=== Stated goal ===
In the material below, please retype the lines from the very first through the one with "(is) at (613.5,110.5)", exactly and without pictures.

** START **

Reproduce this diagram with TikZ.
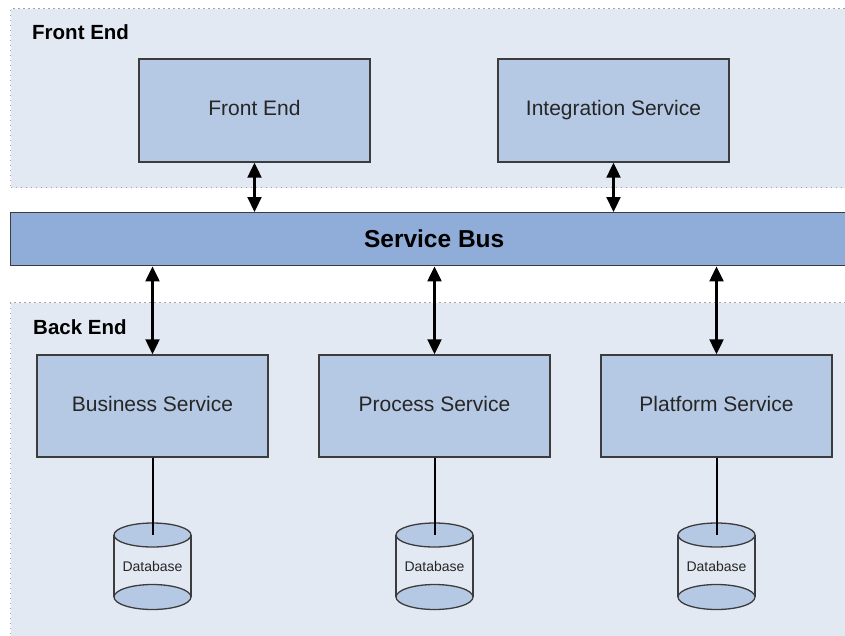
\documentclass[tikz,border=0pt]{standalone}
\usepackage{fontspec}
\setmainfont{Liberation Sans}
\usetikzlibrary{arrows.meta,calc}
\definecolor{regionfill}{HTML}{E3E9F3}
\definecolor{boxfill}{HTML}{B6C9E4}
\definecolor{busfill}{HTML}{8FADD8}
\definecolor{edgegray}{HTML}{3C3C3C}
\definecolor{dotgray}{HTML}{A4A4A4}
\definecolor{textgray}{HTML}{262626}
\begin{document}
\begin{tikzpicture}[x=1pt,y=-1pt,
  region/.style={draw=dotgray, fill=regionfill, line width=1.3pt,
    dash pattern=on 1.4pt off 3.6pt, anchor=north west, inner sep=0pt},
  grouplabel/.style={anchor=west, inner sep=0pt, font=\fontsize{20.5}{24}\selectfont\bfseries},
  svcbox/.style={draw=edgegray, fill=boxfill, line width=1.4pt,
    minimum width=231pt, minimum height=103pt, inner sep=0pt,
    text height=15pt, text depth=4.4pt,
    font=\fontsize{21}{25}\selectfont, text=textgray},
  busbar/.style={draw=edgegray, fill=busfill, line width=1.4pt, anchor=north west,
    minimum width=847pt, minimum height=53pt, inner sep=0pt,
    font=\fontsize{24.5}{28}\selectfont\bfseries},
  link/.style={line width=2.2pt, {Triangle[length=15pt,width=14pt]}-{Triangle[length=15pt,width=14pt]}},
  dblink/.style={line width=2pt},
  dbshape/.style={draw=edgegray, line width=1.3pt},
  dblabel/.style={inner sep=0pt, font=\fontsize{14}{16}\selectfont, text=textgray}
]
\useasboundingbox (0,0) rectangle (845,635);
\clip (0,0) rectangle (845,635);
\fill[white] (0,0) rectangle (845,635);

% layers
\node[region, minimum width=850pt, minimum height=179pt] (frontreg) at (10,8) {};
\node[region, minimum width=850pt, minimum height=360pt] (backreg) at (10,302) {};
\node[grouplabel] (frontlbl) at (32,32) {Front End};
\node[grouplabel] (backlbl) at (33,327) {Back End};

% service bus
\node[busbar] (bus) at (10,212) {Service Bus};

% front end services
\node[svcbox] (fe) at (254.5,110.5) {Front End};
\node[svcbox] (is) at (613.5,110.5) {Integration Service};

% back end services
\node[svcbox, minimum height=102pt] (bs) at (152.5,406) {Business Service};
\node[svcbox, minimum height=102pt] (ps) at (434.5,406) {Process Service};
\node[svcbox, minimum height=102pt] (pl) at (716.5,406) {Platform Service};

% bus connections
\draw[link] (fe.south) -- (fe.south |- bus.north);
\draw[link] (is.south) -- (is.south |- bus.north);
\draw[link] (bs.north |- bus.south) -- (bs.north);
\draw[link] (ps.north |- bus.south) -- (ps.north);
\draw[link] (pl.north |- bus.south) -- (pl.north);

% databases
\foreach \nm/\cx in {dba/152.5, dbb/434.5, dbc/716.5} {
  \coordinate (\nm top) at (\cx,535);
  \coordinate (\nm bot) at (\cx,597);
  \fill[regionfill] ($(\nm top)+(-38.5,0)$) rectangle ($(\nm bot)+(38.5,0)$);
  \draw[dbshape] ($(\nm top)+(-38.5,0)$) -- ($(\nm bot)+(-38.5,0)$);
  \draw[dbshape] ($(\nm top)+(38.5,0)$) -- ($(\nm bot)+(38.5,0)$);
  \draw[dbshape, fill=boxfill] (\nm bot) ellipse [x radius=38.5pt, y radius=12.5pt];
  \draw[dbshape, fill=boxfill] (\nm top) ellipse [x radius=38.5pt, y radius=12pt];
  \node[dblabel] (\nm) at (\cx,566) {Database};
}
\draw[dblink] (bs.south) -- (dbatop);
\draw[dblink] (ps.south) -- (dbbtop);
\draw[dblink] (pl.south) -- (dbctop);
\end{tikzpicture}
\end{document}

** END **

=== Result of the task ===
Reproduce this diagram with TikZ.
\documentclass[tikz,border=0pt]{standalone}
\usepackage{fontspec}
\setmainfont{Liberation Sans}
\usetikzlibrary{arrows.meta,calc}
\definecolor{regionfill}{HTML}{E3E9F3}
\definecolor{boxfill}{HTML}{B6C9E4}
\definecolor{busfill}{HTML}{8FADD8}
\definecolor{edgegray}{HTML}{3C3C3C}
\definecolor{dotgray}{HTML}{A4A4A4}
\definecolor{textgray}{HTML}{262626}
\begin{document}
\begin{tikzpicture}[x=1pt,y=-1pt,
  region/.style={draw=dotgray, fill=regionfill, line width=1.3pt,
    dash pattern=on 1.4pt off 3.6pt, anchor=north west, inner sep=0pt},
  grouplabel/.style={anchor=west, inner sep=0pt, font=\fontsize{20.5}{24}\selectfont\bfseries},
  svcbox/.style={draw=edgegray, fill=boxfill, line width=1.4pt,
    minimum width=231pt, minimum height=103pt, inner sep=0pt,
    text height=15pt, text depth=4.4pt,
    font=\fontsize{21}{25}\selectfont, text=textgray},
  busbar/.style={draw=edgegray, fill=busfill, line width=1.4pt, anchor=north west,
    minimum width=847pt, minimum height=53pt, inner sep=0pt,
    font=\fontsize{24.5}{28}\selectfont\bfseries},
  link/.style={line width=2.2pt, {Triangle[length=15pt,width=14pt]}-{Triangle[length=15pt,width=14pt]}},
  dblink/.style={line width=2pt},
  dbshape/.style={draw=edgegray, line width=1.3pt},
  dblabel/.style={inner sep=0pt, font=\fontsize{14}{16}\selectfont, text=textgray}
]
\useasboundingbox (0,0) rectangle (845,635);
\clip (0,0) rectangle (845,635);
\fill[white] (0,0) rectangle (845,635);

% layers
\node[region, minimum width=850pt, minimum height=179pt] (frontreg) at (10,8) {};
\node[region, minimum width=850pt, minimum height=360pt] (backreg) at (10,302) {};
\node[grouplabel] (frontlbl) at (32,32) {Front End};
\node[grouplabel] (backlbl) at (33,327) {Back End};

% service bus
\node[busbar] (bus) at (10,212) {Service Bus};

% front end services
\node[svcbox] (fe) at (254.5,110.5) {Front End};
\node[svcbox] (is) at (613.5,110.5) {Integration Service};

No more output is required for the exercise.